More than four decades after the Bankruptcy Code was enacted, we are still tripping over the lingering conundrums of Chapter 13.
Four decades, and appeals courts haven’t brought clarity and predictability to what should be a simple, well understood process for individuals to reorganize their financial lives.
I speak of course about the mysteries of property of the estate, vesting, and plan modification.
Section 1306 tells us that property of the estate includes assets and income acquired during the case.
Section 1327 recites that confirmation vests all property of the estate in the debtor.
Section 1329(b) provides for modification of a confirmed plan. A modified plan must comply with
- 1322(a)
- 1322(b)
- 1323(c)
- 1325(a)
So the modified plan must include all the debtor’s income, pay priority claims in full, and all claims within a class get the same treatment. Optional provisions of a plan are laid out in 1322(b). A secured creditor’s acceptance or rejection of a plan applies to a modified plan, unless the creditor changes its stance.
Not difficult so far.
Section 1325(a)(4) is where things get tricky. A confirmed plan must meet the liquidation test by paying not less than unsecureds would get if the “estate of the debtor” were liquidated under Chapter 7 on the effective date of the plan.
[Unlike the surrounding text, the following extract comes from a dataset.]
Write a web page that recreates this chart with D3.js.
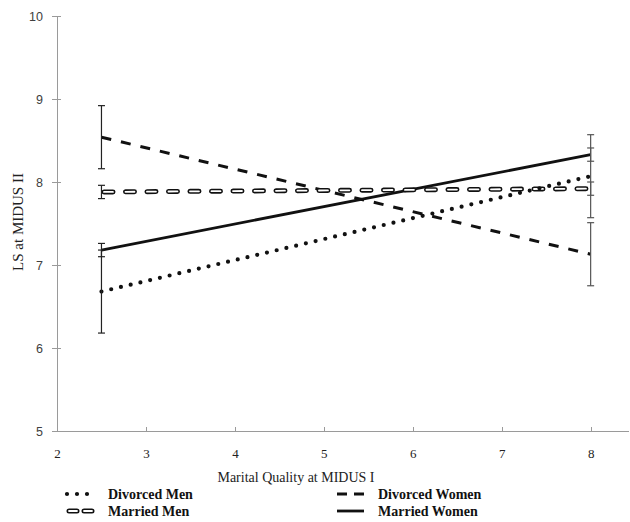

And thus, so must a modified plan, which becomes the plan absent objection.
What the hell is the “estate of the debtor”? Is it different than the bankruptcy estate?” Does it include the property that has vested in the debtor under 1327(b)? Everything the debtor owns at the point of modification ? Does it include post petition preferential payments? Constructively fraudulent transfers?
Of course, all of this comes to a head when something good happens to a debtor post filing: an inheritance; a settlement of a post petition damage suit; the grant or maturation of employment-based stock options.
And the courts have devised no less than four answers to the question, summarized in Jones v. FTB. Yet despite the obvious and longstanding conflict between the circuits, we’ve gotten no guidance from the Supreme Court.
Four different answers is no way to run a bankruptcy system.
An issue only when the news is good
The courts that find that prepetition creditors have an interest in post petition acquisitions blithely add the acquisition’s value to the liquidation analysis and decree that it be devoted to increased dividends to creditors.
Yet, as far as I can find, no court has approved a modification that reduced the liquidation dividend when assets have lost value, such as falling stock values, catastrophic events, or business failure.
Can it be that, without saying so, the modification statute is a one-way street, only going up to an increased dividend, but not down?
And if we perform the liquidation analysis anew at modification, how do we treat real estate appreciation? If current value now exceeds the available exemption, must it be added to the analysis? And what if the available exemptions are different on the effective date of a modified plan from the exemptions at the commencement of the case?
Uncertainty is costly
These very fundamental complexities harm the Chapter 13 world. Even if we know what stance the circuit court where we practice has taken on some of these issues, we’re left guessing the answers to the remaining questions. And therefor, it’s hard to explain, much less assure, a prospective Chapter 13 debtor.
Uncertainty also is costly in the form of attorneys fees should something superficially good happen to a Chapter 13 debtor, necessitating a tussle with the Chapter 13 trustee.
The Chapter 13 bargain is markedly less appealing when one gambles that nothing good will happen to you in the next five years, lest it be snatched away as property of the estate pledged to past creditors.
While that might have been a tenable bargain when the Chapter 13 super discharge applied, but the shrunken discharge measures poorly against the financial risks.
Other than gnash my teeth, I can do little but shout out for a resolution.